Dediqué mi tesis doctoral a un estoico. Inicié mi actividad académica con una lección sobre la Stoa. Desde aquel entonces, mi investigación y mi docencia se han fecundado mutuamente, y siempre he recibido acicates del vivo intercambio de ideas con quienes me escuchaban. Por eso el libro está dedicado a mis discípulos, tanto a los vivos como a los muchos, demasiados, muertos. En el otoño de 1914 un joven y querido amigo, que antaño había leído a Epícteto conmigo y que ahora servía como oficial en Francia, me escribió: «Cuando la idea del cansancio y el peligro me quiere asustar, me atengo a Epícteto: compruebo su contenido y, cuando concluyo que no toca mi interioridad, digo: ‘‘solo eres una representación que en nada me atañe’’. Entonces no alcanza a tener poder alguno sobre mí». Fue su última carta. Poco después, en su calidad de auténtico alemán y animado por un sentimiento estoico del deber, dio su vida por la patria.
Navidad, 1943
M. Pohlenz
Las circunstancias de estos tiempos han retrasado la publicación de la obra.
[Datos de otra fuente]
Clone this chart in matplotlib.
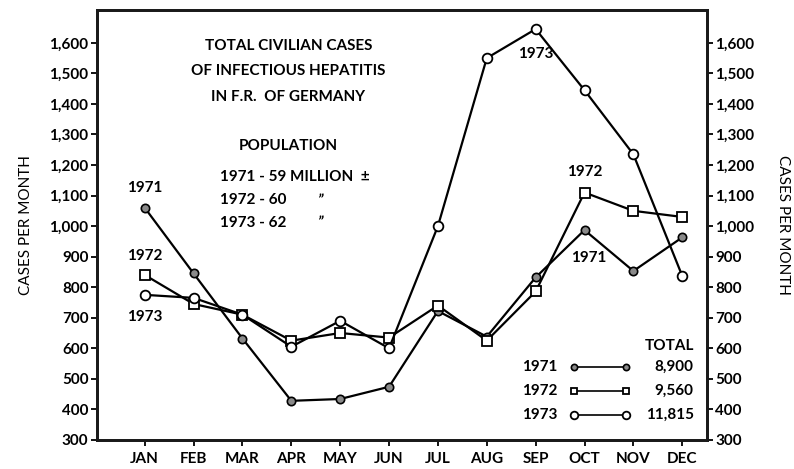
import numpy as np
import matplotlib
matplotlib.use("Agg")
import matplotlib.pyplot as plt

plt.rcParams['font.family'] = ['Lato', 'DejaVu Sans']
plt.rcParams['font.weight'] = 'bold'

months = ["JAN", "FEB", "MAR", "APR", "MAY", "JUN",
          "JUL", "AUG", "SEP", "OCT", "NOV", "DEC"]
cases_1971 = [1060, 845, 632, 428, 434, 474, 722, 638, 832, 987, 853, 963]
cases_1972 = [840, 745, 710, 625, 650, 635, 740, 625, 786, 1110, 1050, 1030]
cases_1973 = [775, 765, 710, 605, 690, 600, 1000, 1550, 1645, 1445, 1235, 837]
years = ["1971", "1972", "1973"]
totals = ["8,900", "9,560", "11,815"]
y_ticks = list(range(300, 1700, 100))
title_lines = ["TOTAL CIVILIAN CASES", "OF INFECTIOUS HEPATITIS", "IN F.R.  OF GERMANY"]

FS = 11
x = np.arange(len(months))

fig = plt.figure(figsize=(7.94, 4.69), dpi=100)
ax = fig.add_axes([0.122, 0.062, 0.768, 0.917])

styles = [
    dict(marker="o", markersize=6, markerfacecolor="#8a8a8a", markeredgecolor="black", markeredgewidth=1.2),
    dict(marker="s", markersize=6.5, markerfacecolor="white", markeredgecolor="black", markeredgewidth=1.3),
    dict(marker="o", markersize=7, markerfacecolor="white", markeredgecolor="black", markeredgewidth=1.3),
]
series = [cases_1971, cases_1972, cases_1973]
for vals, st in zip(series, styles):
    ax.plot(x, vals, color="black", linewidth=1.6, zorder=3, **st)

ax.set_xlim(-0.98, 11.5)
ax.set_ylim(300, 1708)
ax.set_xticks(x)
ax.set_xticklabels(months, fontsize=FS)
ax.set_yticks(y_ticks)
ylabels = [f"{v:,}" for v in y_ticks]
ax.set_yticklabels(ylabels, fontsize=FS)
ax.tick_params(axis="both", direction="out", length=4, width=1.3, pad=2)
ax.tick_params(axis="x", pad=5)

ax2 = ax.twinx()
ax2.set_ylim(ax.get_ylim())
ax2.set_yticks(y_ticks)
ax2.set_yticklabels(ylabels, fontsize=FS)
ax2.tick_params(axis="y", direction="out", length=4, width=1.3, pad=2)

for a in (ax, ax2):
    for s in a.spines.values():
        s.set_linewidth(2)
        s.set_color("#1a1a1a")

ax.set_ylabel("CASES PER MONTH", fontsize=FS, labelpad=12)
ax2.set_ylabel("CASES PER MONTH", fontsize=FS, rotation=-90, labelpad=26)

# title block
for i, line in enumerate(title_lines):
    ax.text(0.314, 0.916 - i * 0.059, line, transform=ax.transAxes,
            ha="center", va="center", fontsize=FS)
ax.text(0.314, 0.684, "POPULATION", transform=ax.transAxes, ha="center", va="center", fontsize=FS)
ax.text(0.202, 0.612, "1971 - 59 MILLION  \u00b1", transform=ax.transAxes, ha="left", va="center", fontsize=FS)
ax.text(0.202, 0.558, "1972 - 60", transform=ax.transAxes, ha="left", va="center", fontsize=FS)
ax.text(0.202, 0.505, "1973 - 62", transform=ax.transAxes, ha="left", va="center", fontsize=FS)
ax.text(0.366, 0.556, "\u201d", transform=ax.transAxes, ha="center", va="center", fontsize=FS, style="italic")
ax.text(0.366, 0.503, "\u201d", transform=ax.transAxes, ha="center", va="center", fontsize=FS, style="italic")

# curve labels
lab = dict(ha="center", va="center", fontsize=FS, textcoords="offset points")
ax.annotate("1971", (0, cases_1971[0]), xytext=(0, 14), **lab)
ax.annotate("1972", (0, cases_1972[0]), xytext=(0, 14), **lab)
ax.annotate("1973", (0, cases_1973[0]), xytext=(0, -16), **lab)
ax.annotate("1973", (8, cases_1973[8]), xytext=(0, -18), **lab)
ax.annotate("1972", (9, cases_1972[9]), xytext=(0, 15), **lab)
ax.annotate("1971", (9, cases_1971[9]), xytext=(3, -20), **lab)

# key with totals
ax.text(0.979, 0.219, "TOTAL", transform=ax.transAxes, ha="right", va="center", fontsize=FS)
key_styles = [dict(st, markersize=st["markersize"] - 1.5) for st in styles]
for i, (yr, tot, st) in enumerate(zip(years, totals, key_styles)):
    yy = 0.170 - i * 0.056
    ax.text(0.756, yy, yr, transform=ax.transAxes, ha="right", va="center", fontsize=FS)
    ax.plot([0.782, 0.868], [yy, yy], transform=ax.transAxes, color="black",
            linewidth=1.2, **st)
    ax.text(0.979, yy, tot, transform=ax.transAxes, ha="right", va="center", fontsize=FS)

fig.savefig("out.png", dpi=100)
Un segundo volumen, que aparecerá inmediatamente, ofrece una fundamentación más exacta de la exposición y de las fuentes (La Stoa, segundo volumen, notas ).
Agradezco cordialmente a Hans Drexler y a Kurt Hubert su ayuda a la hora de corregir las pruebas.
Navidad, 1947
M . P .
FILOSOFÍA HELÉNICA Y HELENÍSTICA
«El origen de toda filosofía es el maravillarse», dice Platón, y, por el hecho de que el joven Teeteto se maraville, reconoce su predisposición filosófica: una sensibilidad auténticamente helénica. La palabra ϑαυμάζειν significa originariamente «considerar con atención, perseguir con interés personal el curso de las cosas». Pero los helenos no solo son individuos oculares, individuos que captan con agudeza una imagen externa; también quieren contemplar la esencia de las cosas. Nunca aceptan los hechos dados como algo evidente. Se «maravillan», ven problemas, quieren comprender, preguntan por el de dónde y el por qué, tras lo individual divisan lo universal, lo genérico que determina su esencia, ordenan las particularidades en un contexto general, exigen una ley universal que se extiende sobre los distintos fenómenos y los reúne en una unidad superior. No solo buscan la utilidad práctica; para ellos, la mirada cognoscitiva, la ϑεωρία, es un fin en sí mismo. En la Hélade también existen las personalidades independientes que no se contentan con seguir creyendo y transmitiendo lo tradicional, sino que se forman su propia imagen del mundo y, en esta medida, hacen posible el progreso del común de las gentes.